Anyway, I was on a night shift on the weekend and I found myself looking up into the sky at about 3:30, 4:00 am.  It was muggy outside and there was a distinct purplish pink hue to the normally gray overcast clouds.  And there was a moment of beautiful urban silence.  Like time slowed and the rest of the world had truly gone to sleep, leaving me alone standing in a backyard in the middle of a vast sprawling city.  I’m not sure how long it was before the sound of traffic shattered my reverie.  It was probably only moments.

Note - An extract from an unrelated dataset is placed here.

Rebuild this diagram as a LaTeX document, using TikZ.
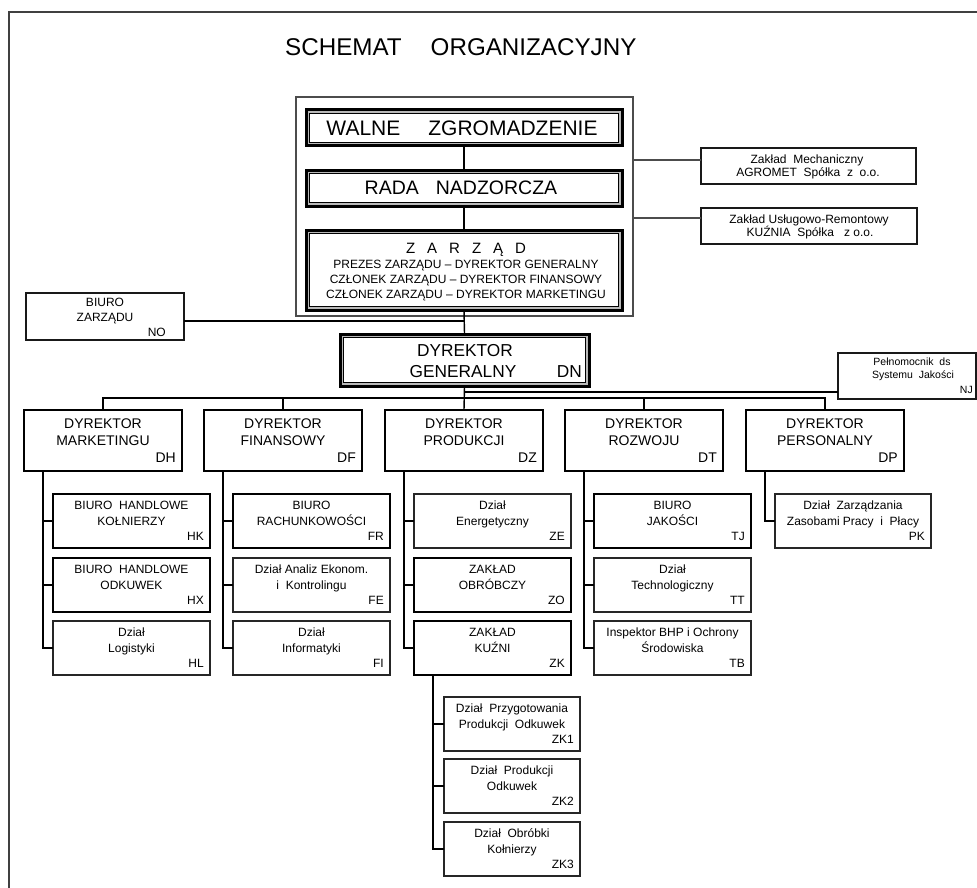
\documentclass[tikz,border=0pt]{standalone}
\usepackage{fontspec}
\setmainfont{Liberation Sans}
\tikzset{
 conn/.style={line width=1.4pt, black},
 lconn/.style={line width=1.3pt, black!70},
 frameline/.style={line width=1.6pt, black!75},
 basebox/.style={rectangle, inner sep=0pt, outer sep=0pt},
 dirbox/.style={basebox, draw=black, line width=2.6pt},
 thickbox/.style={basebox, draw=black, line width=2.3pt},
 medbox/.style={basebox, draw=black!90, line width=1.8pt},
 thinbox/.style={basebox, draw=black!85, line width=1.3pt},
 groupbox/.style={basebox, draw=black!70, line width=1.2pt},
 dblbox/.style={basebox, draw=black, line width=3pt},
}
\newcommand\tx[5]{\node[anchor=base,inner sep=0pt,font=\fontsize{#4}{#4}\selectfont] (#1) at ({#2},{#3+0.358*#4}) {#5};}
\newcommand\cd[5]{\node[anchor=base east,inner sep=0pt,font=\fontsize{#4}{#4}\selectfont] (#1) at ({#2},{#3+0.358*#4}) {#5};}
\newcommand\bx[6]{\node[#1,anchor=north west,minimum width={#5-#3},minimum height={#6-#4}] (#2) at (#3,#4) {};}
\newcommand\ch[8]{%
 \node[#1,anchor=north west,minimum width={#5},minimum height=54] (#2) at (#3,#4) {};
 \tx{#2-a}{#3+#5/2}{#4+11}{12}{#6}
 \tx{#2-b}{#3+#5/2}{#4+27}{12}{#7}
 \cd{#2-c}{#3+#5-6}{#4+42}{12}{#8}}
\newcommand\dr[5]{%
 \node[dirbox,anchor=north west,minimum width=158,minimum height=61] (#1) at ({#2+1},410) {};
 \tx{#1-a}{#2+80}{423}{14}{#3}
 \tx{#1-b}{#2+80}{440}{14}{#4}
 \cd{#1-c}{#2+153}{457}{14}{#5}}
\newcommand\dbl[5]{%
 \bx{dblbox}{#1}{#2}{#3}{#4}{#5}
 \draw[gray!55,line width=1.6pt] ([shift={(2.3pt,-2.3pt)}]#1.north west) rectangle ([shift={(-2.3pt,2.3pt)}]#1.south east);
 \draw[black,line width=0.9pt] ([shift={(3.6pt,-3.6pt)}]#1.north west) rectangle ([shift={(-3.6pt,3.6pt)}]#1.south east);}
\begin{document}
\begin{tikzpicture}[x=1pt,y=-1pt]
\fill[white] (0,0) rectangle (977,888);
\useasboundingbox (0,0) rectangle (977,888);
% frame
\draw[frameline] (9,888) -- (9,12) -- (977,12);
% title
\node[anchor=base west,inner sep=0pt,font=\fontsize{24.2}{24.2}\selectfont] (title) at (285,56) {SCHEMAT\hspace{29pt}ORGANIZACYJNY};
% top group
\bx{groupbox}{og}{296}{97}{633}{316}
\dbl{wz}{306}{110}{622}{146}
\tx{wz-t}{462}{128}{21}{WALNE\hspace{28pt}ZGROMADZENIE}
\dbl{rn}{306}{170}{622}{206}
\tx{rn-t}{461}{188}{19.5}{RADA\hspace{17pt}NADZORCZA}
\dbl{zr}{306}{230}{622}{310}
\tx{zr-t}{466}{248}{15}{Z\hspace{12pt}A\hspace{12pt}R\hspace{12pt}Z\hspace{12pt}Ą\hspace{12pt}D}
\tx{zr-a}{466}{264}{12}{PREZES ZARZĄDU – DYREKTOR GENERALNY}
\tx{zr-b}{466}{279}{12}{CZŁONEK ZARZĄDU – DYREKTOR FINANSOWY}
\tx{zr-c}{466}{294}{12}{CZŁONEK ZARZĄDU – DYREKTOR MARKETINGU}
% right companies
\bx{medbox}{mech}{701}{148}{916}{184}
\tx{mech-a}{807}{159}{12}{Zakład\ \ Mechaniczny}
\tx{mech-b}{808}{172}{12}{AGROMET\ \ Spółka\ \ z\ \ o.o.}
\bx{medbox}{kuz}{701}{208}{917}{244}
\tx{kuz-a}{809}{219}{12}{Zakład Usługowo-Remontowy}
\tx{kuz-b}{810}{232}{12}{KUŹNIA\ \ Spółka\ \ \ z o.o.}
% biuro zarzadu
\bx{medbox}{no}{26}{293}{184}{340}
\tx{no-a}{105}{302}{12}{BIURO}
\tx{no-b}{105}{317}{12}{ZARZĄDU}
\cd{no-c}{166}{332}{12}{NO}
% dyrektor generalny
\dbl{dn}{340}{334}{589}{386}
\tx{dn-a}{465}{350}{17.3}{DYREKTOR}
\tx{dn-b}{463}{371}{17.3}{GENERALNY}
\cd{dn-c}{582}{371}{17.3}{DN}
% pelnomocnik
\bx{medbox}{nj}{838}{353}{976}{399}
\tx{nj-a}{912}{362}{10.5}{Pełnomocnik\ \ ds}
\tx{nj-b}{913}{375}{10.5}{Systemu\ \ Jakości}
\cd{nj-c}{973}{390}{10.5}{NJ}
% directors
\dr{dh}{23}{DYREKTOR}{MARKETINGU}{DH}
\dr{df}{203}{DYREKTOR}{FINANSOWY}{DF}
\dr{dz}{384}{DYREKTOR}{PRODUKCJI}{DZ}
\dr{dt}{564}{DYREKTOR}{ROZWOJU}{DT}
\dr{dp}{745}{DYREKTOR}{PERSONALNY}{DP}
% children
\ch{thickbox}{hk}{53}{494}{157}{BIURO\ \ HANDLOWE}{KOŁNIERZY}{HK}
\ch{thickbox}{hx}{53}{558}{157}{BIURO\ \ HANDLOWE}{ODKUWEK}{HX}
\ch{thinbox}{hl}{53}{621}{157}{Dział}{Logistyki}{HL}
\ch{thickbox}{fr}{233}{494}{157}{BIURO}{RACHUNKOWOŚCI}{FR}
\ch{thinbox}{fe}{233}{558}{157}{Dział Analiz Ekonom.}{i\ \ Kontrolingu}{FE}
\ch{thinbox}{fi}{233}{621}{157}{Dział}{Informatyki}{FI}
\ch{thinbox}{ze}{414}{494}{157}{Dział}{Energetyczny}{ZE}
\ch{thickbox}{zo}{414}{558}{157}{ZAKŁAD}{OBRÓBCZY}{ZO}
\ch{thickbox}{zk}{414}{621}{157}{ZAKŁAD}{KUŹNI}{ZK}
\ch{thickbox}{tj}{594}{494}{157}{BIURO}{JAKOŚCI}{TJ}
\ch{thinbox}{tt}{594}{558}{157}{Dział}{Technologiczny}{TT}
\ch{thinbox}{tb}{594}{621}{157}{Inspektor BHP i Ochrony}{Środowiska}{TB}
\ch{thinbox}{pk}{775}{494}{156}{Dział\ \ Zarządzania}{Zasobami Pracy\ \ i\ \ Płacy}{PK}
\ch{thinbox}{zka}{444}{697}{136}{Dział\ \ Przygotowania}{Produkcji\ \ Odkuwek}{ZK1}
\ch{thinbox}{zkb}{444}{759}{136}{Dział\ \ Produkcji}{Odkuwek}{ZK2}
\ch{thinbox}{zkc}{444}{822}{136}{Dział\ \ Obróbki}{Kołnierzy}{ZK3}
% connectors top
\draw[conn] (wz.south) -- (rn.north);
\draw[conn] (rn.south) -- (zr.north);
\draw[conn] (zr.south) -- (dn.north);
\coordinate (noy) at (0,321);
\draw[conn] (no.east |- noy) -- (zr.south |- noy);
\coordinate (my) at (0,160);
\coordinate (ky) at (0,218);
\draw[lconn] (og.east |- my) -- (mech.west |- my);
\draw[lconn] (og.east |- ky) -- (kuz.west |- ky);
% bus
\coordinate (njy) at (0,392);
\coordinate (busy) at (0,398);
\draw[conn] (dn.south) -- (dz.north);
\draw[conn] (dn.south |- njy) -- (nj.west |- njy);
\draw[conn] (dh.north) -- (dh.north |- busy) -- (dp.north |- busy) -- (dp.north);
\draw[conn] (df.north) -- (df.north |- busy);
\draw[conn] (dt.north) -- (dt.north |- busy);
% column verticals
\coordinate (dhv) at ([xshift=19pt]dh.south west);
\coordinate (dfv) at ([xshift=19pt]df.south west);
\coordinate (dzv) at ([xshift=19pt]dz.south west);
\coordinate (dtv) at ([xshift=19pt]dt.south west);
\coordinate (dpv) at ([xshift=19pt]dp.south west);
\coordinate (zkv) at ([xshift=19pt]zk.south west);
\draw[conn] (dhv) |- (hl.west);
\draw[conn] (hk.west -| dhv) -- (hk.west);
\draw[conn] (hx.west -| dhv) -- (hx.west);
\draw[conn] (dfv) |- (fi.west);
\draw[conn] (fr.west -| dfv) -- (fr.west);
\draw[conn] (fe.west -| dfv) -- (fe.west);
\draw[conn] (dzv) |- (zk.west);
\draw[conn] (ze.west -| dzv) -- (ze.west);
\draw[conn] (zo.west -| dzv) -- (zo.west);
\draw[conn] (dtv) |- (tb.west);
\draw[conn] (tj.west -| dtv) -- (tj.west);
\draw[conn] (tt.west -| dtv) -- (tt.west);
\draw[conn] (dpv) |- (pk.west);
\draw[conn] (zkv) |- (zkc.west);
\draw[conn] (zka.west -| zkv) -- (zka.west);
\draw[conn] (zkb.west -| zkv) -- (zkb.west);
\end{tikzpicture}
\end{document}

The thing that I kept thinking about as I stood there looking up into the empty purple sky was nothingness.  How immensely vast the atmosphere is, the planet is, solar system, universe.  How there is no way to conceptualize this kind of space and emptiness!  How truly surprising, inspiring, and revolting the things that we’ve accomplished in spite of this crushing unknown.  The vanity of our attempts to reduce or explain it down to a level that is supposedly comforting and relatable… the mythologies, the religions…

But the irony of my experience that night is that the most salient feeling I had was one of comfort.  I’ve felt this before when looking up into the sky on clear nights, contemplating the stars and wondering, after their light has travelled for millions of light years, whether they even still exist.  Knowing that in this perspective, I am less than a speck in space and time.  I could understand how this might be an overwhelming feeling of being lost, without meaning, for some.  But for me it’s always been a comforting experience.  A spiritual experience.  To know that there really is nothingness all around.  To embrace it, without pushing it away or belittling it.  To be lost, and to not care.

It makes what we have in our meagre lives seem a lot more… human.

Now, if only I could get some sleep.